Alexis Glick (born  Alexis Cahill Donnelly; August 7, 1972) was an American television personality who was an anchor of Money for Breakfast and The Opening Bell on Fox Business, as well as the Vice President of Business News. She left the channel in December 2009. Glick has since founded the GENYOUth Foundation, a nonprofit dedicated to nurturing child health and wellness through improved nutrition and physical activity.

Early life and education
Glick grew up in the private residential development of Stuyvesant Town in Manhattan. Her father, Robert E. Donnelly, is an entertainment lawyer in Manhattan. Her mother, Ellen Cahill Donnelly, was a secretary for Lehman Brothers and is the office manager in Brooklyn for the Forest City Ratner Corporation, a New York real estate developer. Glick's parents live in Dobbs Ferry, New York.

Glick graduated from the Dalton School on the Upper East Side and earned a bachelor's degree in political science from Columbia University.

Career
Glick began her career as an analyst at Goldman Sachs in the Equities Division. She was also an executive at Morgan Stanley where she was in charge of floor operations at the New York Stock Exchange, making her the first and youngest woman to manage such an operation for a bulge bracket firm.

Glick traded consumer and entertainment stocks, utility and real estate investment trusts and most notably, the financials including banks, credit card stocks, government agencies and insurance stocks at Morgan Stanley.
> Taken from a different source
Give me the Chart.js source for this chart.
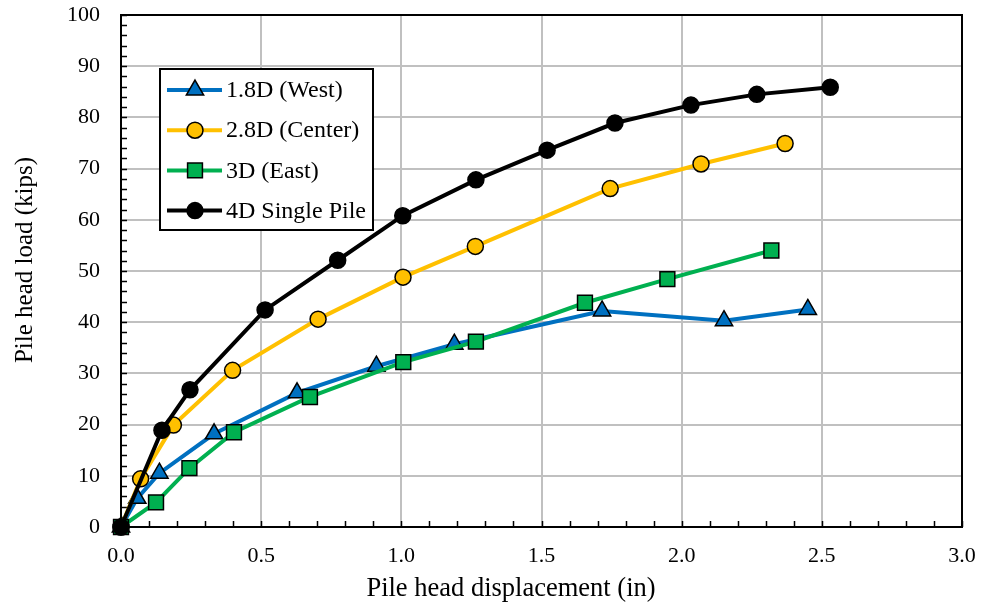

She was also one of the top producers on the company's Listed Equity Trading Desk from 1998 through 2001.

NBC News/MSNBC/CNBC
Glick had worked as a temporary host for the third hour of NBC's Today in 2006. She was also a substitute anchor on Early Today in 2005 and an occasional anchor on MSNBC Live. Previously, Glick was a senior business correspondent for CNBC.

Fox News/Fox Business
It was announced on September 12, 2006 that Glick would be joining the Fox News as Director of Business News. Glick began appearing on Fox News programming in July 2007. She has interviewed world leaders such as President Barack Obama, Secretary of the Treasury, former Secretary Of Commerce Gary Locke. Henry Paulson, Canadian Prime Minister Stephen Harper, and former Irish head of state John Bruton.

On December 23, 2009, Glick announced that she was leaving the Fox Business.

Post-Fox
Glick made appearances on the May 7, 2010 episode of "Real Time with Bill Maher" and as a guest commentator on CNN and ABC News. She also guest-hosted on WABC and Sirius XM radio from New York.

Glick is the founder and current CEO of the GENYOUth Foundation, a nonprofit dedicated to nurturing child health and wellness through improved nutrition and physical activity.

Personal life
She is married to Oren Glick, who is Jewish and the founder and president of Shoot Digital, a New York City photography company. They have four children.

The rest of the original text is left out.